Strictly, of course, as the count cannot stand through aider, the demurrer may not either, and if the allegations are adequate, I ought not to read to their prejudice the other counts. Yet I own to an unwillingness, unless it be necessary to make a decision upon a putative situation which is obviously untrue, merely because there is no special demurrer for repugnance between the counts. Moreover, I think it may be quite honestly said that the count taken alone is insufficient, if' I have correctly limited the scope of the order. The phrase, “deliver under a private, secret, and corrupt agreement, and not at private auction and sale,” means nothing. “Delivery,” standing alone, does not import a final disposition qua the carrier, and is consistent with an agreement to sell at public auction, though the delivery were not itself at public auction. The corrupt agreement may well have been to embezzle a part of the proceeds after an auction sale as fiduciary for the carrier. I hold, therefore, that the pleading is bad, if designed to lay the only facts which could constitute a violation of the order.

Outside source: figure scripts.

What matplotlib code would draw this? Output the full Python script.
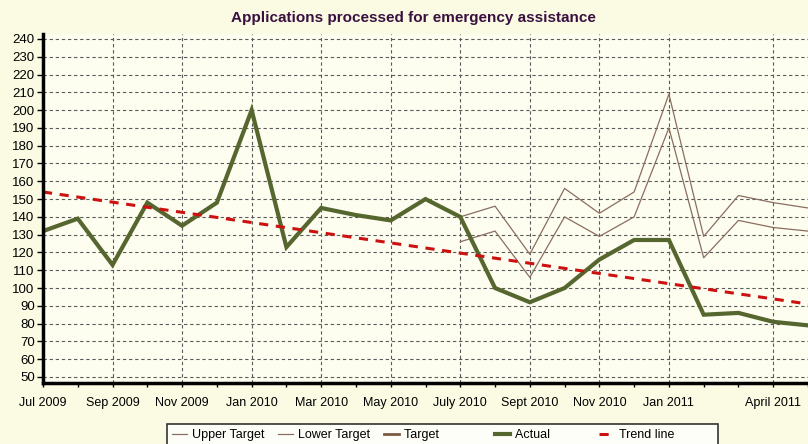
import matplotlib
matplotlib.use("Agg")
import matplotlib.pyplot as plt
from matplotlib.ticker import MultipleLocator

plt.rcParams['font.family'] = ['Liberation Sans', 'DejaVu Sans']

# Données : mois depuis Jul 2009 (0) jusqu'à May 2011 (22)
mois = list(range(23))
actual = [132, 139, 113, 148, 135, 148, 200, 123, 145, 141, 138, 150,
          140, 100, 92, 100, 116, 127, 127, 85, 86, 81, 79]

# Objectifs à partir de July 2010 (mois 12)
mois_cible = list(range(12, 23))
upper_target = [140, 146, 119, 156, 142, 154, 209, 129, 152, 148, 145]
lower_target = [126, 132, 106, 140, 129, 140, 190, 117, 138, 134, 132]
target = []

# Ligne de tendance (extrémités)
trend_x = [0, 22]
trend_y = [154, 91]

tick_pos = [0, 2, 4, 6, 8, 10, 12, 14, 16, 18, 21]
tick_labels = ["Jul 2009", "Sep 2009", "Nov 2009", "Jan 2010", "Mar 2010", "May 2010",
               "July 2010", "Sept 2010", "Nov 2010", "Jan 2011", "April 2011"]

fig = plt.figure(figsize=(8.08, 4.44), dpi=100, facecolor="#fbfbe3")
ax = fig.add_axes([43 / 808, 1 - 383 / 444, 1 - 43 / 808, (383 - 34) / 444])
ax.set_facecolor("#fdfdf0")

ax.plot(mois_cible, upper_target, color="#8a6e60", linewidth=0.9, label="Upper Target")
ax.plot(mois_cible, lower_target, color="#8a6e60", linewidth=0.9, label="Lower Target")
ax.plot(target, target, color="#7a5a40", linewidth=2, label="Target" + " " * 12)
ax.plot(mois, actual, color="#56662f", linewidth=3, label="Actual" + " " * 10, solid_joinstyle="miter")
ax.plot(trend_x, trend_y, color="#cc1111", linewidth=2.2, linestyle=(0, (3, 2.5)),
        label="Trend line" + " " * 11)

ax.set_xlim(0, 21.83)
ax.set_ylim(46.6, 242.8)
ax.yaxis.set_major_locator(MultipleLocator(10))
ax.set_yticks(range(50, 241, 10))
ax.set_xticks(tick_pos)
ax.set_xticklabels(tick_labels, fontsize=9)
ax.set_xticks(mois, minor=True)
ax.tick_params(axis="y", labelsize=9.5, length=4, width=1, pad=2)
ax.tick_params(axis="x", which="both", length=3, width=1, pad=7)

ax.grid(True, which="major", color="#5a5a5a", linestyle=(0, (3, 2.5)), linewidth=0.8)
ax.set_axisbelow(True)

for side in ["top", "right"]:
    ax.spines[side].set_visible(False)
ax.spines["left"].set_linewidth(2.5)
ax.spines["bottom"].set_linewidth(2.5)

fig.text(413 / 808, 1 - 18 / 444, "Applications processed for emergency assistance",
         ha="center", va="center", fontsize=11, fontweight="bold", color="#3a1040")

leg = fig.legend(loc="upper left", bbox_to_anchor=(167 / 808, 1 - 424 / 444), ncol=5,
                 fontsize=9, frameon=True, fancybox=False, edgecolor="black",
                 facecolor="white", handlelength=1.2, handletextpad=0.4,
                 columnspacing=1.1, borderpad=0.4, borderaxespad=0)
leg.get_frame().set_linewidth(1.2)

fig.savefig("out.png", dpi=100, facecolor=fig.get_facecolor())
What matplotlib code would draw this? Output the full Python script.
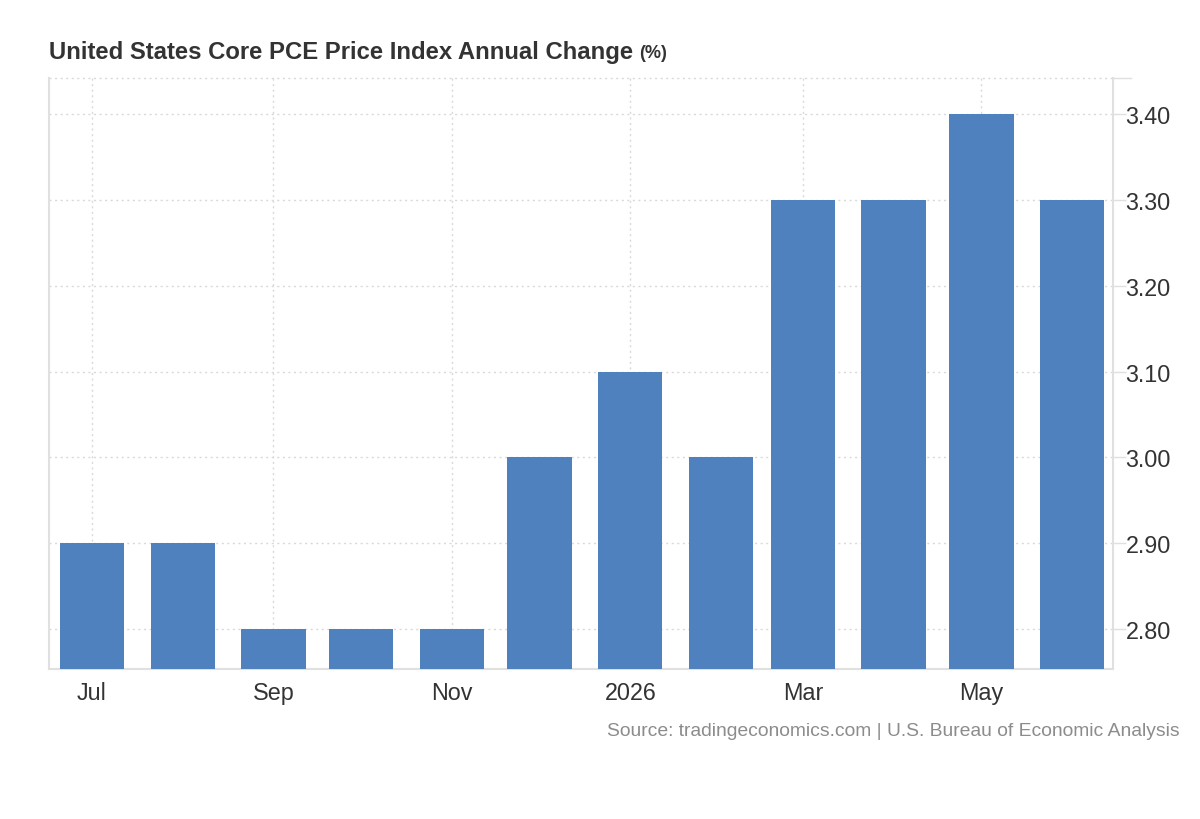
import matplotlib
matplotlib.use("Agg")
import matplotlib.pyplot as plt
import matplotlib.dates as mdates
import numpy as np
from datetime import date, timedelta

months = ["2025-07", "2025-08", "2025-09", "2025-10", "2025-11", "2025-12",
          "2026-01", "2026-02", "2026-03", "2026-04", "2026-05", "2026-06"]
values = [2.9, 2.9, 2.8, 2.8, 2.8, 3.0, 3.1, 3.0, 3.3, 3.3, 3.4, 3.3]
tick_months = ["2025-07", "2025-09", "2025-11", "2026-01", "2026-03", "2026-05"]
tick_labels = ["Jul", "Sep", "Nov", "2026", "Mar", "May"]
y_ticks = [2.8, 2.9, 3.0, 3.1, 3.2, 3.3, 3.4]

def to_date(s):
    y, m = s.split("-")
    return date(int(y), int(m), 1)

plt.rcParams['font.family'] = ['Liberation Sans', 'DejaVu Sans']

fig = plt.figure(figsize=(12, 8.2), dpi=100)
ax = fig.add_axes([49/1200, 1 - 670/820, (1113-49)/1200, (670-79)/820])

xd = [mdates.date2num(to_date(m)) for m in months]
ax.bar(xd, values, width=22, color="#4e81bd", zorder=3, bottom=0)

ymin, ymax = 2.7535, 3.4419
ax.set_ylim(ymin, ymax)
x0 = mdates.date2num(date(2025, 7, 1)) - 14.7
x1 = mdates.date2num(date(2026, 6, 1)) + 14.0
ax.set_xlim(x0, x1)

ax.yaxis.tick_right()
ax.set_yticks(y_ticks)
ax.set_yticklabels([f"{v:.2f}" for v in y_ticks])
ax.set_xticks([mdates.date2num(to_date(m)) for m in tick_months])
ax.set_xticklabels(tick_labels)

ax.tick_params(axis='y', length=9, width=1, color="#e0e0e0", labelsize=16.8,
               labelcolor="#333333", pad=0)
ax.tick_params(axis='x', length=0, labelsize=16.8, labelcolor="#333333", pad=9)

ax.grid(True, axis='both', color="#d9d9d9", linestyle=(0, (1.5, 2.5)), linewidth=1, zorder=0)
ax.axhline(ymax, color="#d9d9d9", linestyle=(0, (1.5, 2.5)), linewidth=1, zorder=0, clip_on=False)

for s in ["top"]:
    ax.spines[s].set_visible(False)
for s in ["left", "right", "bottom"]:
    ax.spines[s].set_color("#e0e0e0")
    ax.spines[s].set_linewidth(1.5)

# top tick on right axis
ax.plot([1.0, 1.017], [1.0, 1.0], transform=ax.transAxes, color="#e0e0e0", lw=1, clip_on=False)

fig.text(49/1200, 1 - 52/820, "United States Core PCE Price Index Annual Change",
         fontsize=17.2, fontweight='bold', color="#333333", va='center', ha='left')
fig.text(639/1200, 1 - 54/820, "(%)", fontsize=13, fontweight='bold', color="#333333",
         va='center', ha='left')
fig.text(1180/1200, 1 - 732/820,
         "Source: tradingeconomics.com | U.S. Bureau of Economic Analysis",
         fontsize=13.9, color="#8c8c8c", ha='right', va='center')

fig.savefig("out.png", dpi=100, facecolor="white")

Therefore, in any aspect of the case, the question is altogether irrelevant whether the United States had the right to sell freight which remained unclaimed. It is irrelevant to the former counts, because the defendants are not in any position to question the title of the United States. It is irrelevant on this count, because the order was not violated. As the issue should under no circumstances be imported into any phase of the three indictments or of the trial, I decline to consider the questions of law discussed by the defendants touching it.
Demurrers overruled to all counts of all indictments, but the third count of the Jersey Central indictment. Demurrer to that count sustained.